9.2    Arbitration of Disputes.  Any dispute, claim or controversy arising out of or in connection with this Agreement or the relationship of the Parties, or the breach, termination, enforcement, interpretation or validity of this Agreement (“Dispute”), including the determination of the scope or applicability of this Agreement to arbitrate, shall be finally decided by arbitration in accordance with JAMS Comprehensive Arbitration Rules and Procedures before a panel of three JAMS arbitrators, one selected by Slateplan, one selected by Subscriber, and the third, who shall be the chairman, selected by agreement of the two arbitrators selected by the Parties.  In the event the two arbitrators fail to agree on the selection of the third arbitrator within 30 days following the selection of the second arbitrator, the chairman shall be selected in accordance with the JAMS Comprehensive Arbitration Rules and Procedures.  Subject to any valid requirements of any applicable statute, the arbitration shall be conducted in San Francisco, California.  Each Party may be represented by counsel in any such arbitration.  During the course of any arbitration hereunder, the Parties will (i) each bear its own costs and attorneys’ fees and any expert witness fees, and (ii) each bear equally the arbitrators’ fees and expenses.  Any arbitration under this Agreement shall be confidential, and the Parties may request that the arbitrators issue appropriate protective orders to safeguard each Party’s confidential information.  Any award rendered by the arbitrators shall be final, and judgment may be entered upon it in any court having jurisdiction.  The arbitrators shall have the authority to award temporary, preliminary and permanent injunctive and equitable relief in the arbitration (in addition to any monetary relief); provided, however, that either Party may opt to seek equitable relief, including emergency injunctive relief, at any time, from a court of competent jurisdiction.  The existence of any Dispute, and any related resolution, mediation, settlement, or arbitration decision, shall be kept in confidence by the Parties, except as required in connection with the enforcement of an arbitration decision or as otherwise required by applicable law.

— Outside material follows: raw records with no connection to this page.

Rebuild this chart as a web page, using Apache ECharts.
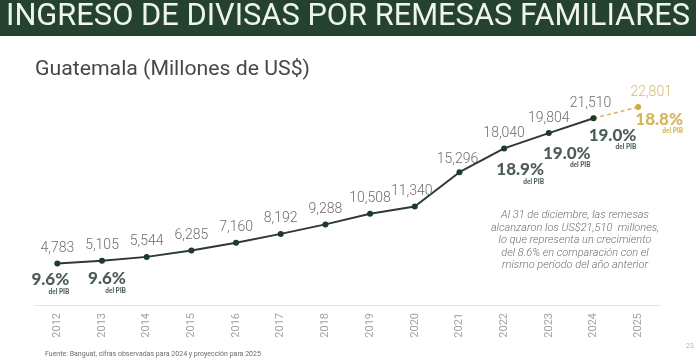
<!DOCTYPE html>
<html><head><meta charset="utf-8">
<script src="https://cdn.jsdelivr.net/npm/echarts@6/dist/echarts.min.js"></script>
<style>html,body{margin:0;padding:0;background:#fff}#c{width:696px;height:363px}</style>
</head><body><div id="c"></div>
<script>
var years = ['2012','2013','2014','2015','2016','2017','2018','2019','2020','2021','2022','2023','2024','2025'];
var observed = [4783,5105,5544,6285,7160,8192,9288,10508,11340,15296,18040,19804,21510,null];
var projected = [null,null,null,null,null,null,null,null,null,null,null,null,21510,22801];
var pibPct = [9.6,9.6,null,null,null,null,null,null,null,null,18.9,19.0,19.0,18.8];
var titleText = 'INGRESO DE DIVISAS POR REMESAS FAMILIARES';
var subtitleText = 'Guatemala (Millones de US$)';
var noteLines = ['Al 31 de diciembre, las remesas','alcanzaron los US$21,510  millones,','lo que representa un crecimiento','del 8.6% en comparación con el','mismo período del año anterior'];
var sourceText = 'Fuente: Banguat, cifras observadas para 2024 y proyección para 2025';

// label offsets (layout only)
var pibOffsets = {0:[-7,20],1:[5,22],10:[16,25],11:[18,24],12:[19,21],13:[21,16]};
var valOffsets = {8:[-3,0],9:[-2,2],12:[-3,0]};

function measure(txt, font){var c=document.createElement('canvas').getContext('2d');c.font=font;return c.measureText(txt).width;}
var titleFont = '400 31px Roboto';
var tScale = 684/measure(titleText,titleFont);
var subFont = '400 20px Roboto';
var sScale = 275/measure(subtitleText,subFont);

var chart = echarts.init(document.getElementById('c'));
var obsData = observed.map(function(v,i){
  var o={value:v};
  if(valOffsets[i]) o.label={offset:valOffsets[i]};
  return o;
});
var pibData = pibPct.map(function(v,i){
  if(v==null) return null;
  var gold = i===13;
  return {value:[i, (observed[i]!=null?observed[i]:projected[i])], pct:v,
    label:{offset:pibOffsets[i], rich:{p:{color:gold?'#c9a22e':'#1c3528'},d:{color:gold?'#c9a22e':'#1c3528'}}}};
});

chart.setOption({
  animation:false,
  grid:{left:35,right:35.5,top:88,bottom:58},
  xAxis:{type:'category',data:years,boundaryGap:true,
    axisLine:{lineStyle:{color:'#e4e4e4',width:1}},axisTick:{show:false},
    axisLabel:{rotate:90,color:'#a2a2a2',fontSize:11,fontFamily:'Roboto',margin:8}},
  yAxis:{type:'value',min:0,max:25000,show:false},
  series:[
    {type:'line',data:projected,z:2,symbol:'circle',symbolSize:6,
      lineStyle:{color:'#d9b25a',width:1.5,type:[4,3]},itemStyle:{color:'#d4a93e'},
      label:{show:true,position:'top',distance:4,color:'#d6b873',fontSize:14,fontFamily:'Roboto',fontWeight:300,
        offset:[13,-1],formatter:function(p){return p.dataIndex===13?p.value.toLocaleString('en-US'):'';}}},
    {type:'line',data:obsData,z:3,symbol:'circle',symbolSize:6,
      lineStyle:{color:'#2b3a32',width:2},itemStyle:{color:'#1d3a2b'},
      label:{show:true,position:'top',distance:5,color:'#6e6e6e',fontSize:14,fontFamily:'Roboto',fontWeight:300,
        formatter:function(p){return p.value.toLocaleString('en-US');}}},
    {type:'scatter',data:pibData,symbolSize:0,z:4,silent:true,
      label:{show:true,position:'inside',
        formatter:function(p){return '{p|'+p.data.pct.toFixed(1)+'%}\n{d|del PIB}';},
        rich:{p:{fontFamily:'Lato',fontWeight:900,fontSize:17,lineHeight:16,align:'center'},
              d:{fontFamily:'Lato',fontWeight:900,fontSize:6.5,lineHeight:8,align:'right'}}}}
  ],
  graphic:[
    {type:'rect',left:0,top:0,shape:{width:696,height:36},style:{fill:'#254231'},z:0},
    {type:'text',x:6,y:17,scaleX:tScale,style:{text:titleText,font:titleFont,fill:'#eef5ec',textVerticalAlign:'middle'}},
    {type:'text',x:35,y:70,scaleX:sScale,style:{text:subtitleText,font:subFont,fill:'#474747',textVerticalAlign:'middle'}},
    {type:'text',x:575,y:209,style:{text:noteLines.join('\n'),font:'italic 300 11px Roboto',lineHeight:12.5,fill:'#707070',textAlign:'center'}},
    {type:'text',x:45,y:354,style:{text:sourceText,font:'400 7px Roboto',fill:'#6a6a6a',textVerticalAlign:'middle'}},
    {type:'text',x:686,y:346,style:{text:'23',font:'400 7px Roboto',fill:'#b5b5b5',textVerticalAlign:'middle'}}
  ]
});
</script></body></html>
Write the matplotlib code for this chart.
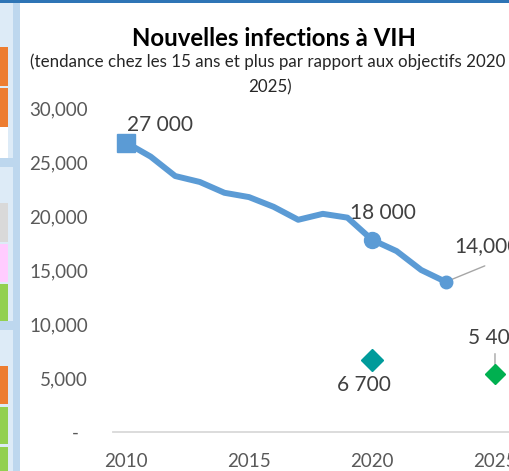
import matplotlib.pyplot as plt
from matplotlib.patches import Rectangle

# données
years = list(range(2010, 2024))
infections = [26800, 25500, 23700, 23150, 22150, 21750, 20850,
              19650, 20200, 19850, 17800, 16750, 15000, 13900]
target_years = [2020, 2025]
targets = [6700, 5400]
target_colors = ['#009B9B', '#00B050']
yticks = [0, 5000, 10000, 15000, 20000, 25000, 30000]
ytick_labels = ['-  ', '5,000', '10,000', '15,000', '20,000', '25,000', '30,000']
xticks = [2010, 2015, 2020, 2025]

W, H = 509, 471
plt.rcParams['font.family'] = ['Lato', 'DejaVu Sans']

fig = plt.figure(figsize=(W / 100, H / 100), dpi=100)


def box(x0, y0, x1, y1, color):
    # rectangle en pixels (origine en haut a gauche)
    fig.add_artist(Rectangle((x0 / W, 1 - y1 / H), (x1 - x0) / W, (y1 - y0) / H,
                             transform=fig.transFigure, color=color, lw=0, zorder=0))


# decor autour du graphique (capture d'ecran d'un tableau de bord)
box(0, 0, 13, H, '#DDEBF7')
box(13, 0, 20, H, '#BDD7EE')
box(0, 0, W, 3, '#2E75B6')
box(0, 158, 13, 167, '#BDD7EE')
box(0, 321, 13, 330, '#BDD7EE')
box(0, 47, 8, 86, '#ED7D31')
box(0, 88, 8, 127, '#ED7D31')
box(0, 127, 8, 158, 'white')
box(0, 203, 8, 242, '#D9D9D9')
box(0, 244, 8, 282, '#FFCCFF')
box(0, 284, 8, 321, '#92D050')
box(0, 366, 8, 404, '#ED7D31')
box(0, 407, 8, 444, '#92D050')
box(0, 447, 8, H, '#92D050')

ax = fig.add_axes([113 / W, (H - 432) / H, (W - 113) / W, 324 / H])
ax.set_xlim(2009.47, 2025.57)
ax.set_ylim(0, 30000)

line_color = '#5B9BD5'
ax.plot(years, infections, color=line_color, lw=4.3, solid_joinstyle='round',
        solid_capstyle='round', zorder=3)
ax.plot(years[0], infections[0], 's', color=line_color, ms=13, zorder=4)
i20 = years.index(2020)
ax.plot(years[i20], infections[i20], 'o', color=line_color, ms=11.5, zorder=4)
ax.plot(years[-1], infections[-1], 'o', color=line_color, ms=9, zorder=4)

for yr, val, col in zip(target_years, targets, target_colors):
    ax.plot(yr, val, 'D', color=col, ms=11.5 if yr == 2020 else 10, clip_on=False, zorder=4)

lab = dict(fontsize=15, color='#404040', textcoords='offset pixels', annotation_clip=False)
ax.annotate('27 000', (years[0], infections[0]), xytext=(34, 18), ha='center', va='center', **lab)
ax.annotate('18 000', (years[i20], infections[i20]), xytext=(11, 27), ha='center', va='center', **lab)
ax.annotate('14,000', (years[-1], infections[-1]), xytext=(8, 36), ha='left', va='center', **lab)
ax.annotate('6 700', (target_years[0], targets[0]), xytext=(-8, -25), ha='center', va='center', **lab)
ax.annotate('5 400', (target_years[1], targets[1]), xytext=(-27, 36), ha='left', va='center', **lab)

lead = dict(arrowstyle='-', color='#A6A6A6', lw=1, shrinkA=0, shrinkB=0)
ax.annotate('', (years[-1], infections[-1]), xytext=(39, 16), textcoords='offset pixels',
            arrowprops=lead, annotation_clip=False)
ax.annotate('', (target_years[1], targets[1]), xytext=(0, 20), textcoords='offset pixels',
            arrowprops=lead, annotation_clip=False)

for s in ['top', 'right', 'left']:
    ax.spines[s].set_visible(False)
ax.spines['bottom'].set_color('#D9D9D9')
ax.spines['bottom'].set_linewidth(1.3)
ax.set_yticks(yticks)
ax.set_yticklabels(ytick_labels)
ax.set_xticks(xticks)
ax.set_xticklabels([str(x) for x in xticks])
ax.tick_params(axis='y', length=0, pad=18, labelsize=13.5, labelcolor='#595959')
ax.tick_params(axis='x', length=0, pad=15, labelsize=13.5, labelcolor='#595959')

fig.text(274 / W, 1 - 38 / H, 'Nouvelles infections à VIH', ha='center', va='center',
         fontsize=17.3, fontweight='bold', color='black')
fig.text(268 / W, 1 - 62 / H, '(tendance chez les 15 ans et plus par rapport aux objectifs 2020',
         ha='center', va='center', fontsize=12.2, color='#262626')
fig.text(270 / W, 1 - 87 / H, '2025)', ha='center', va='center', fontsize=12.2, color='#262626')

fig.savefig('out.png', dpi=100)
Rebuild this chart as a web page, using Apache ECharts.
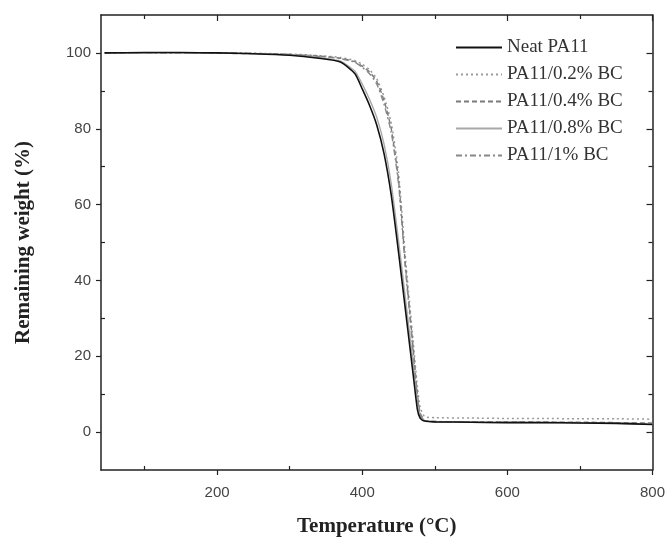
<!DOCTYPE html>
<html>
<head>
<meta charset="utf-8">
<script src="https://cdn.jsdelivr.net/npm/echarts@6/dist/echarts.min.js"></script>
<style>
  html, body { margin: 0; padding: 0; background: #fff; }
  #main { width: 668px; height: 542px; }
</style>
</head>
<body>
<div id="main"></div>
<script>
// temperature points (°C) shared by every curve
var temps = [45, 100, 150, 200, 250, 300, 340, 370, 390, 400, 410, 420, 430, 440, 450, 460, 470, 476, 480, 486, 500, 550, 600, 650, 700, 750, 800];

// remaining weight (%)
var neat = [100, 100.1, 100.1, 100, 99.8, 99.4, 98.6, 97.6, 94.5, 90.5, 86.2, 81.0, 73.5, 62.5, 47.5, 31.5, 15.5, 6.0, 3.6, 2.9, 2.7, 2.6, 2.5, 2.5, 2.4, 2.3, 2.0];
var bc02 = [100, 100, 100, 100, 99.9, 99.7, 99.3, 98.8, 98.0, 97.0, 95.6, 93.2, 88.5, 81.5, 68.5, 45.0, 24.5, 12.0, 6.5, 4.1, 3.8, 3.7, 3.6, 3.6, 3.5, 3.5, 3.4];
var bc04 = [100, 100, 100, 99.9, 99.8, 99.6, 99.2, 98.6, 97.7, 96.5, 95.0, 92.5, 87.5, 80.0, 66.5, 43.0, 22.5, 10.0, 5.0, 3.1, 2.8, 2.7, 2.7, 2.6, 2.6, 2.5, 2.4];
var bc08 = [100, 100, 100, 100, 99.8, 99.5, 98.8, 97.8, 95.2, 91.8, 87.8, 83.0, 76.0, 65.5, 50.5, 34.5, 18.5, 8.5, 4.2, 3.0, 2.7, 2.6, 2.5, 2.5, 2.4, 2.3, 2.1];
var bc1  = [100, 100, 100, 100, 99.9, 99.6, 99.1, 98.5, 97.5, 96.2, 94.5, 91.8, 86.5, 79.0, 65.5, 42.0, 21.5, 9.5, 4.7, 3.0, 2.8, 2.7, 2.6, 2.6, 2.5, 2.4, 2.2];

var seriesNames = ['Neat PA11', 'PA11/0.2% BC', 'PA11/0.4% BC', 'PA11/0.8% BC', 'PA11/1% BC'];

// tick positions
var xMajor = [200, 400, 600, 800];
var xMinor = [100, 300, 500, 700];
var yMajor = [0, 20, 40, 60, 80, 100];
var yMinor = [10, 30, 50, 70, 90];

var myChart = echarts.init(document.getElementById('main'));

function pairs(vals) {
	return temps.map(function (t, i) { return [t, vals[i]]; });
}

var lineCol = '#222';
var serif = '"Liberation Serif", "DejaVu Serif", serif';
var sans = '"Liberation Sans", Arial, sans-serif';

function xAx(pos, ticks, inside, len, showLine, extra) {
	var ax = {
		type: 'value', position: pos, min: 40, max: 800,
		axisLine: { show: showLine, onZero: false, lineStyle: { color: lineCol, width: 1.5 } },
		axisTick: { show: true, inside: inside, length: len, customValues: ticks, lineStyle: { color: lineCol, width: 1.2 } },
		axisLabel: { show: false },
		splitLine: { show: false }
	};
	return Object.assign(ax, extra || {});
}
function yAx(pos, ticks, inside, len, showLine, extra) {
	var ax = {
		type: 'value', position: pos, min: -10, max: 110,
		axisLine: { show: showLine, onZero: false, lineStyle: { color: lineCol, width: 1.5 } },
		axisTick: { show: true, inside: inside, length: len, customValues: ticks, lineStyle: { color: lineCol, width: 1.2 } },
		axisLabel: { show: false },
		splitLine: { show: false }
	};
	return Object.assign(ax, extra || {});
}

function line(name, vals, color, width, type, z) {
	return {
		name: name, type: 'line', symbol: 'none', showSymbol: false,
		smooth: 0.2,
		data: pairs(vals),
		lineStyle: { color: color, width: width, type: type },
		itemStyle: { color: color },
		z: z || 2
	};
}

var option = {
	animation: false,
	backgroundColor: '#fff',
	grid: { left: 101, right: 15, top: 15, bottom: 72 },
	legend: {
		orient: 'vertical',
		left: 455, top: 38,
		padding: 0,
		itemWidth: 46, itemHeight: 14, itemGap: 8,
		itemStyle: { opacity: 0 },
		textStyle: { fontFamily: serif, fontSize: 19, color: '#333', lineHeight: 19 },
		data: seriesNames
	},
	xAxis: [
		xAx('bottom', xMajor, false, 5, true, {
			name: 'Temperature (°C)', nameLocation: 'middle', nameGap: 46,
			nameTextStyle: { fontFamily: serif, fontWeight: 'bold', fontSize: 21, color: '#222' },
			axisLabel: { show: true, customValues: xMajor, margin: 15, fontFamily: sans, fontSize: 15, color: '#444' }
		}),
		xAx('bottom', xMinor, true, 4, false),
		xAx('top', xMajor, true, 6, true),
		xAx('top', xMinor, true, 4, false)
	],
	yAxis: [
		yAx('left', yMajor, false, 5, true, {
			name: 'Remaining weight (%)', nameLocation: 'middle', nameGap: 67,
			nameTextStyle: { fontFamily: serif, fontWeight: 'bold', fontSize: 21, color: '#222' },
			axisLabel: { show: true, customValues: yMajor, margin: 10, fontFamily: sans, fontSize: 15, color: '#444' }
		}),
		yAx('left', yMinor, true, 4, false),
		yAx('right', yMajor, true, 6, true),
		yAx('right', yMinor, true, 4, false)
	],
	series: [
		line(seriesNames[0], neat, '#111', 1.6, 'solid', 5),
		line(seriesNames[1], bc02, '#9a9a9a', 1.5, [2, 3]),
		line(seriesNames[2], bc04, '#7a7a7a', 1.4, [5, 3]),
		line(seriesNames[3], bc08, '#a8a8a8', 1.4, 'solid'),
		line(seriesNames[4], bc1, '#888', 1.4, [6, 3, 2, 3])
	]
};

myChart.setOption(option);
</script>
</body>
</html>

9.3    No Assignment.  Neither Party may assign or otherwise transfer this Agreement or any rights granted under this Agreement without the prior written consent of the other Party, and any purported assignment without such prior written consent shall be void.
9.4    Testimonials; Publicity.  Upon Slateplan’s request, Subscriber will provide Slateplan with a testimonial regarding the Service, and if approved by Subscriber in writing Slateplan may use such testimonial, along with Subscriber’s name and logo in connection with such testimonial, on Slateplan’s websites and in other marketing materials. Except as set forth in the foregoing sentence, each Party shall not use the name or any trademark of the other Party in any press release, marketing materials, or other disclosures, without the prior written consent of such other Party.
9.5    No Implied Licenses.  No other rights, immunities or licenses are granted under this Agreement by any Party, either expressly or by implication, estoppel or otherwise, except as expressly set forth in this Agreement.
9.6    No Waiver.  The waiver by any Party of any right hereunder or the failure to perform or of a breach by another Party shall not be deemed a waiver of any other right hereunder or of any other breach or failure by said other Party whether of a similar nature or otherwise.
9.7    Severability.  In the event that any provision of this Agreement becomes or is declared by a court of competent jurisdiction (or arbitration panel) to be illegal, unenforceable or void, this Agreement shall continue in full force and effect to the fullest extent permitted by law without said provision, and the Parties shall amend this Agreement to the extent feasible to lawfully include the substance of the excluded term to as fully as possible realize the intent of the Parties and their commercial bargain under this Agreement.
9.8    Independent Contractors.  The relationship of the Parties is intended to be that of independent contractors.  Neither Slateplan nor Subscriber shall be deemed to be an agent, partner or joint venturer of the other for any purpose as a result of this Agreement or the transactions contemplated by this Agreement. 
9.9    Notices.  Any notice or consent required or permitted to be given under this Agreement shall be in writing, and shall be deemed to have been given when delivered personally, or sent via a nationally recognized overnight courier, or sent via registered mail return receipt requested, to the other Party’s address specified in the preamble of this Agreement (for Slateplan) or the registration process (for Subscriber).
9.10    Complete Agreement.  This Agreement constitutes the entire agreement, both written and oral, between the Parties with respect to the subject matter hereof, and all prior agreements and understandings respecting the subject matter hereof, either written or oral, express or implied, shall be abrogated, canceled and are null and void and of no effect.